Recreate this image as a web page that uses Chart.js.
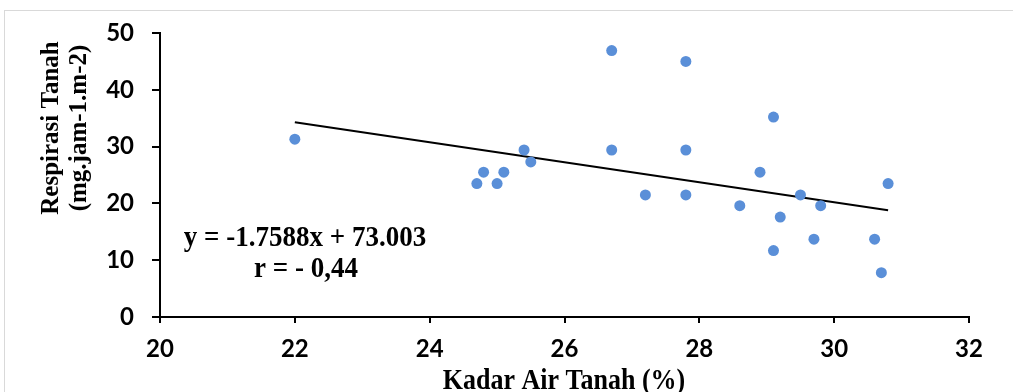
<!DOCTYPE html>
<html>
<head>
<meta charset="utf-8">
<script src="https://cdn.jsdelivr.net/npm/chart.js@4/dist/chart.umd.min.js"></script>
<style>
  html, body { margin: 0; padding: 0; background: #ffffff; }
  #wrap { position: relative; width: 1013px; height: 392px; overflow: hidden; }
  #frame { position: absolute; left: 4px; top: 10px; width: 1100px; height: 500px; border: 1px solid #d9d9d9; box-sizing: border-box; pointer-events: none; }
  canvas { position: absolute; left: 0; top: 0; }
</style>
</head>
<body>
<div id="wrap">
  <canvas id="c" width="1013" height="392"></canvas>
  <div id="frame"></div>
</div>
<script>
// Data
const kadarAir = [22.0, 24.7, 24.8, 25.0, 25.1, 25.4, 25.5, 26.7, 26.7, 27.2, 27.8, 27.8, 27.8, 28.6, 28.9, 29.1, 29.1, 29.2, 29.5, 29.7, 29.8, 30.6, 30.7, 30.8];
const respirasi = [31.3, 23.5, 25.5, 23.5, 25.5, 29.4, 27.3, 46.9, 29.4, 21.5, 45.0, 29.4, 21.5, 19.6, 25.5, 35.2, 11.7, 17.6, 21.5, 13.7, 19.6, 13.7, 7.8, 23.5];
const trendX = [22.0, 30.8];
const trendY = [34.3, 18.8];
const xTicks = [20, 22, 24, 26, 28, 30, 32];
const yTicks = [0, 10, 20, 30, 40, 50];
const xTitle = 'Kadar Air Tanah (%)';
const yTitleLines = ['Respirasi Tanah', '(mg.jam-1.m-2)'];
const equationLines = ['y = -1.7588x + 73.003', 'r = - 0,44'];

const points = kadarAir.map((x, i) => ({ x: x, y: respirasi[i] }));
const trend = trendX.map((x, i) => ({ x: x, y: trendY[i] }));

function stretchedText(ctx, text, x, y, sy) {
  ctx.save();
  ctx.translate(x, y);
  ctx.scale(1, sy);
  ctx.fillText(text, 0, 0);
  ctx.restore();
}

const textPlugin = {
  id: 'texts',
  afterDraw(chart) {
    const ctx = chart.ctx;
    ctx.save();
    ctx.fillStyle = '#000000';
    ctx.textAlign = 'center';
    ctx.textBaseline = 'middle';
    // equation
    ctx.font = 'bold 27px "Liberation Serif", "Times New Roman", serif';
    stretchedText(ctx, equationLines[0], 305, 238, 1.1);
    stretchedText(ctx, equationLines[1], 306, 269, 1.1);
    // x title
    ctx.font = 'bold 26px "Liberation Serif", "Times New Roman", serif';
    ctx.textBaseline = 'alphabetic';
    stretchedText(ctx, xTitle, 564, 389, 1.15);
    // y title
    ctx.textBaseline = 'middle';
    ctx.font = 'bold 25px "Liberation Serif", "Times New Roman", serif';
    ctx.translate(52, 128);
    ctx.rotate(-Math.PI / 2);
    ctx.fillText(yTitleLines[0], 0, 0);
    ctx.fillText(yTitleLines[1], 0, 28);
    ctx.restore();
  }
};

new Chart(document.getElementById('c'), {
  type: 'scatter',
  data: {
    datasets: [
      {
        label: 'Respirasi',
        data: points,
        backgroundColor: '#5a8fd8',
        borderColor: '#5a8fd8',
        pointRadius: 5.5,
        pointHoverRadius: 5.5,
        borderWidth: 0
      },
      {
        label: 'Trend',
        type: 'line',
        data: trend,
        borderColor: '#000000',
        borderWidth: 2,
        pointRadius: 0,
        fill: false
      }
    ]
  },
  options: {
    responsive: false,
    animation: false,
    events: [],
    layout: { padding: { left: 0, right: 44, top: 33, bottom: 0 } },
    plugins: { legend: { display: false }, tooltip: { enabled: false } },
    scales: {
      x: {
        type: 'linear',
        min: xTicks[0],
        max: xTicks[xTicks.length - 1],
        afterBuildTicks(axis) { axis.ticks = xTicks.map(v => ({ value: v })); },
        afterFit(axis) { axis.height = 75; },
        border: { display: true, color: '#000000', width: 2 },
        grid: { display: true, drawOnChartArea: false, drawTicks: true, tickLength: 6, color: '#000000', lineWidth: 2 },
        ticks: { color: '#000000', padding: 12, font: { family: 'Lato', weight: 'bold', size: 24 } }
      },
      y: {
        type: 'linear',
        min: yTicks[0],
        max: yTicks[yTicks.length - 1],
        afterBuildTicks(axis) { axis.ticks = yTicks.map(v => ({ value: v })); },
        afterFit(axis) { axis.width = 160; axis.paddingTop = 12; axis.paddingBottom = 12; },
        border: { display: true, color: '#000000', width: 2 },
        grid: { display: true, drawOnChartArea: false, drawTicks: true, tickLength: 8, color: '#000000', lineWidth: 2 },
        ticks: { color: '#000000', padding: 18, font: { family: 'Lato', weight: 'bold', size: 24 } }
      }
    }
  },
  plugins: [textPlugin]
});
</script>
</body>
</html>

---

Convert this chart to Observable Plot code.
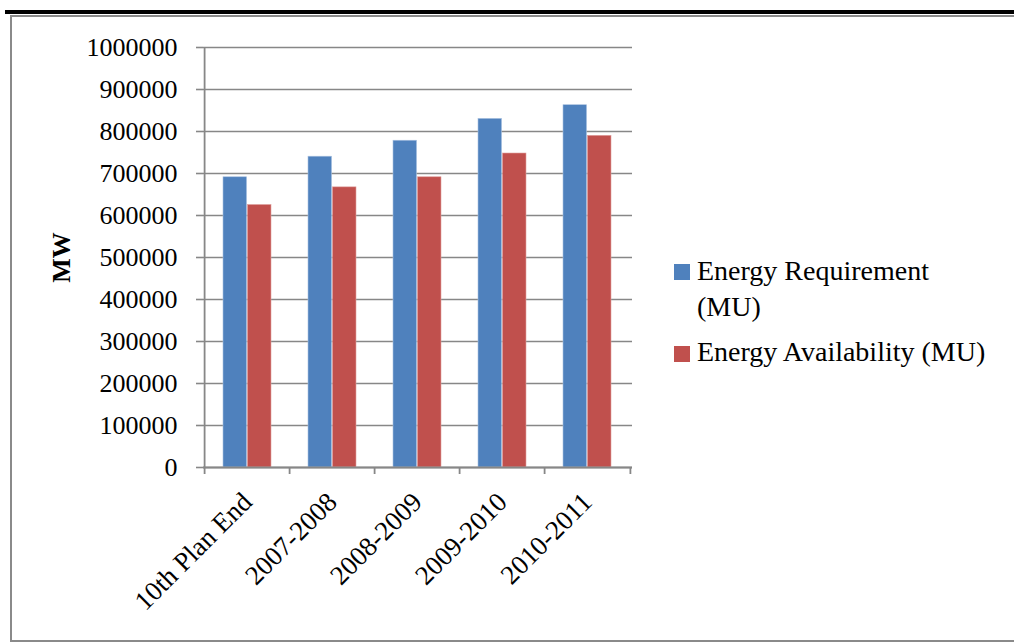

* * *

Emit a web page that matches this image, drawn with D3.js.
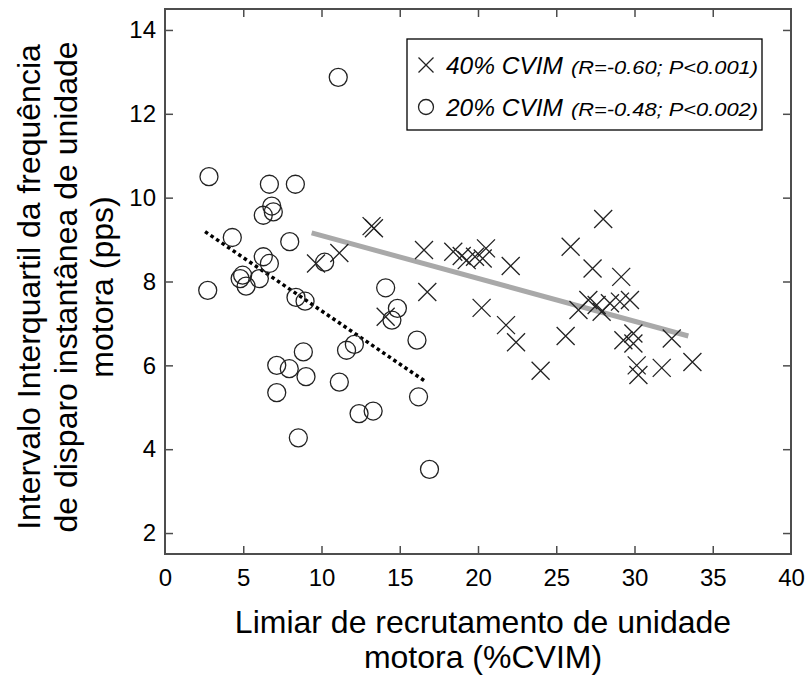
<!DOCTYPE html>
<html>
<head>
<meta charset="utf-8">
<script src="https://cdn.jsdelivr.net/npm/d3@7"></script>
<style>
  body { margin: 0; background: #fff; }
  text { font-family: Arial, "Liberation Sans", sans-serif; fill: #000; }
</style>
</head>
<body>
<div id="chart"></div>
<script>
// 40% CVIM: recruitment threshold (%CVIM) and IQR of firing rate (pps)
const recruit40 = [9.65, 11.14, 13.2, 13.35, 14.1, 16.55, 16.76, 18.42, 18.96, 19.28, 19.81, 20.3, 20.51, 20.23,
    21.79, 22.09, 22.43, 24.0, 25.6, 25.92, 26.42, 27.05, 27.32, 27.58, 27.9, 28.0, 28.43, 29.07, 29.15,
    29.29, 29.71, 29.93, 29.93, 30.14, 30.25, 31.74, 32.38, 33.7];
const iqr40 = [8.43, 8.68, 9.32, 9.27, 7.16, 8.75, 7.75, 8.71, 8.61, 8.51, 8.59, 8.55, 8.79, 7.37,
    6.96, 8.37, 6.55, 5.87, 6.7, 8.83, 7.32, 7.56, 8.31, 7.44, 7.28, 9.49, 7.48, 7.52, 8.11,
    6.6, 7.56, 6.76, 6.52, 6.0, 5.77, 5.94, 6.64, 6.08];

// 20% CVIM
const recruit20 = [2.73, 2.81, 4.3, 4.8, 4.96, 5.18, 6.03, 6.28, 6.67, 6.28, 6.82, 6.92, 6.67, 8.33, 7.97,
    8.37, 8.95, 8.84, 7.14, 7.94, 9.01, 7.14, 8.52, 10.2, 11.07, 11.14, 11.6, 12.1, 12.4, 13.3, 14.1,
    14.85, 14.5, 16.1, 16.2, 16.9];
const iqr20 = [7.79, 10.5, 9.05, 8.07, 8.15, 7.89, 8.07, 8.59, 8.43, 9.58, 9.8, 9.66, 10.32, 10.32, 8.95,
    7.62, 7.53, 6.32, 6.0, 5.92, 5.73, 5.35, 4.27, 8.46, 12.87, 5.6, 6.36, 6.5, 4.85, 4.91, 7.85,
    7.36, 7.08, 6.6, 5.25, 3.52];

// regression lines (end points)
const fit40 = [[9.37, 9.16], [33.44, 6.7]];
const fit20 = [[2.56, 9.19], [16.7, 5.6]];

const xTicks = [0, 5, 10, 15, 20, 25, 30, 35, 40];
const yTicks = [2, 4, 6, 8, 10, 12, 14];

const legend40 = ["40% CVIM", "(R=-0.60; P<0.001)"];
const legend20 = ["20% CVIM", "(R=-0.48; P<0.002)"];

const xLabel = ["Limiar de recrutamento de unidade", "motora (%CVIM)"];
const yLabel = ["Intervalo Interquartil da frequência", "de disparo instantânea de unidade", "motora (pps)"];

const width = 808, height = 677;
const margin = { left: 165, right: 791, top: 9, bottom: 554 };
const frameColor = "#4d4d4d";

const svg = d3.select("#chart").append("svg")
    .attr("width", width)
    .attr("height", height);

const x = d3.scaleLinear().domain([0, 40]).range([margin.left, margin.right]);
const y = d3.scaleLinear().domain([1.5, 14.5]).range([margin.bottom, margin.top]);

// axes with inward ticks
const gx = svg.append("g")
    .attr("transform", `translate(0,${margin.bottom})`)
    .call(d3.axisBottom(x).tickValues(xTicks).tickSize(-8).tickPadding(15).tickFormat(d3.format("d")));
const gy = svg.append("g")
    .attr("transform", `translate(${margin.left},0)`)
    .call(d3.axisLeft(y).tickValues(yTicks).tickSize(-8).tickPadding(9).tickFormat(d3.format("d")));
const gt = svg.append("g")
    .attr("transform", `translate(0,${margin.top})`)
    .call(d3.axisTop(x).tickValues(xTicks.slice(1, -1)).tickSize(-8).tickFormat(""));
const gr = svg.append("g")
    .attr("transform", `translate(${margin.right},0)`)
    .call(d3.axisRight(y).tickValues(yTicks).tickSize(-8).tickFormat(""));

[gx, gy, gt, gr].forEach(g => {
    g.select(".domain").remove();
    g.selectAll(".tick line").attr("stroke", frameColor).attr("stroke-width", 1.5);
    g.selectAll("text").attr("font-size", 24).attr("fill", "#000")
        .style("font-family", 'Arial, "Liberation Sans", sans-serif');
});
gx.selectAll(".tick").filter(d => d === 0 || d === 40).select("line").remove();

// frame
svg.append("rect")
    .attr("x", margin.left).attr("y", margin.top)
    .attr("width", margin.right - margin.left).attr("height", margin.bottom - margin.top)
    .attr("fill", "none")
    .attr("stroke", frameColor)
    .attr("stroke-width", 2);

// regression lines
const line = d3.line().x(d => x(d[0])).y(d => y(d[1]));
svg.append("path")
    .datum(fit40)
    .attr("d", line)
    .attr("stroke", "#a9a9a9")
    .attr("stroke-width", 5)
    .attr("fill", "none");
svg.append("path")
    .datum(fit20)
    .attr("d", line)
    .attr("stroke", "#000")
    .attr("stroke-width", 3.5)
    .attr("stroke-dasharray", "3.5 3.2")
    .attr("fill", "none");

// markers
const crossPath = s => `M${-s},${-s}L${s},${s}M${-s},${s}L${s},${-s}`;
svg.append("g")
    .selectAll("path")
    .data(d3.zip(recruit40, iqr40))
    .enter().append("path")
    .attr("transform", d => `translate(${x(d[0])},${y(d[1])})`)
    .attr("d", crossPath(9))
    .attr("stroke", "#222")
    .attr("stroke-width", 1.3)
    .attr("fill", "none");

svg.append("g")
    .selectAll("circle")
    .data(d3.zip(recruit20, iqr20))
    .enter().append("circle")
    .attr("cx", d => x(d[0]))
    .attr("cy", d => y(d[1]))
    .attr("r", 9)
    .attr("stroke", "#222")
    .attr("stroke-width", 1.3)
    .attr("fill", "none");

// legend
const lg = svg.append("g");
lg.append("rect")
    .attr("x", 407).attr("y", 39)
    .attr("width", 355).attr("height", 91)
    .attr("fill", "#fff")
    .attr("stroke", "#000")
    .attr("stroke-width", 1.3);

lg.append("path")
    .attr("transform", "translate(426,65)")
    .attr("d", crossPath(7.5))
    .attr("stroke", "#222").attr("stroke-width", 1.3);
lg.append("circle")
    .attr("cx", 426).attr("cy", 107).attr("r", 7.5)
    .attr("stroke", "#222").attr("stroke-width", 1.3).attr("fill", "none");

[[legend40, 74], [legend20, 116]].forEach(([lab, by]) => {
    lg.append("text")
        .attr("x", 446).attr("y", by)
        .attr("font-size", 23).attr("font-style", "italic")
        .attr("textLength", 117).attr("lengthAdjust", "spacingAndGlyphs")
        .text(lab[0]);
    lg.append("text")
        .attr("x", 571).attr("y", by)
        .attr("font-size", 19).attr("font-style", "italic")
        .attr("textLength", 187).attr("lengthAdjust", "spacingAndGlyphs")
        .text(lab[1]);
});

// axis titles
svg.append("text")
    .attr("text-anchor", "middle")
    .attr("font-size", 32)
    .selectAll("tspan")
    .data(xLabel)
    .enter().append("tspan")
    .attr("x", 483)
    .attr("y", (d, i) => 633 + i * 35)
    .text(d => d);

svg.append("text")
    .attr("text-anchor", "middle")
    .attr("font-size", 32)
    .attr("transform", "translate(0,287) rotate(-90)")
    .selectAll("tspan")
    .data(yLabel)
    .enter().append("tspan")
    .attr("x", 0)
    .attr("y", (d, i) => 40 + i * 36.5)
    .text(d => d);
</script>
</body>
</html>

**WHAT THE TASK ASKS**
Look over the listing above. Pick out and copy every line that includes "image".

**FULL OUTPUT**
Recreate this image as a web page that uses Chart.js.
Emit a web page that matches this image, drawn with D3.js.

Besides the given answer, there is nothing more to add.